Thanks, to all of you, for being supportive. I know you all must realize you’re only getting my side of the story - so double thanks for taking me at my word, too.
Well, I think we all know people like this, so it’s not hard to believe you at face value. Hang in there…
I suspect she does it precisely becasue it does bother you. If you rise above it, you may find it intensifies until you can’t.
Now understand: She is being a bitch. You don’t have to put up with it. if you want help figuring out how to deal with it, we’re here.
Out of curiosity, how old is she? If she’s over 13 or so she should have grown out of that kind of behavior. Do her kid’s act like that, too?
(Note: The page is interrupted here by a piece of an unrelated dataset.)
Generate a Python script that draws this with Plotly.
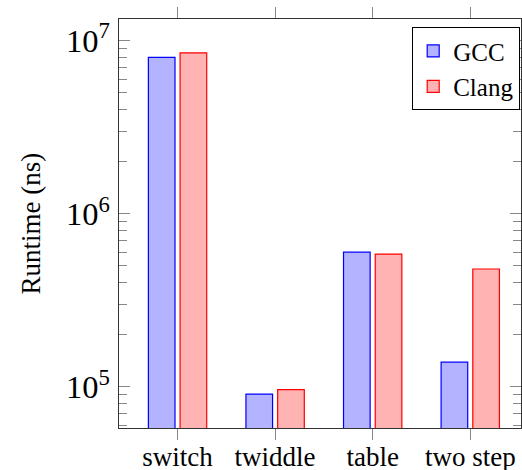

Nothing to add, but sorry about the situation.
Every time she says something snarky just give her a big old bear hug and say “I love you, sis. What can I do to make you happy?”
Could work.
That’s good. But I’m sure LilWry is not unaware of the tension.
She sounds like a narcisstic passive-aggressive bitch to me, whose life is so miserable she has to stir the shit wherever she goes.
No, you don’t have to put up with this crap, especially if Dear Ol’ Mum is just as bad. There’s a reason I haven’t seen my mother in nearly 15 years. Just because they’re blood doesn’t mean they’re nice people. And life’s too short to put up with mean people.
It’s more than just not putting up with crap. It’s also about not letting yourself be a victim and setting that example for your daughter.
I forgot to explain that what made our Thanksgiving so amazing is that there’ve been years when our family was struggling, people weren’t talking, etc. It’s been painful. Sometimes when you face the shit it enables you to move on and you can have a new relationship.
Regardless of the outcome, laying it on the table and making demands is more honest than gritting your teeth and pretending. Personally I’m really opposed to that approach, at least with people you see frequently.
I am generally a quiet person I used to just take things like that. Now I give em a big cup of shut the fuck up. Maybe I’m getting cranky in my old age. I won’t any crap from any one especially in my own house. Hear that Mom?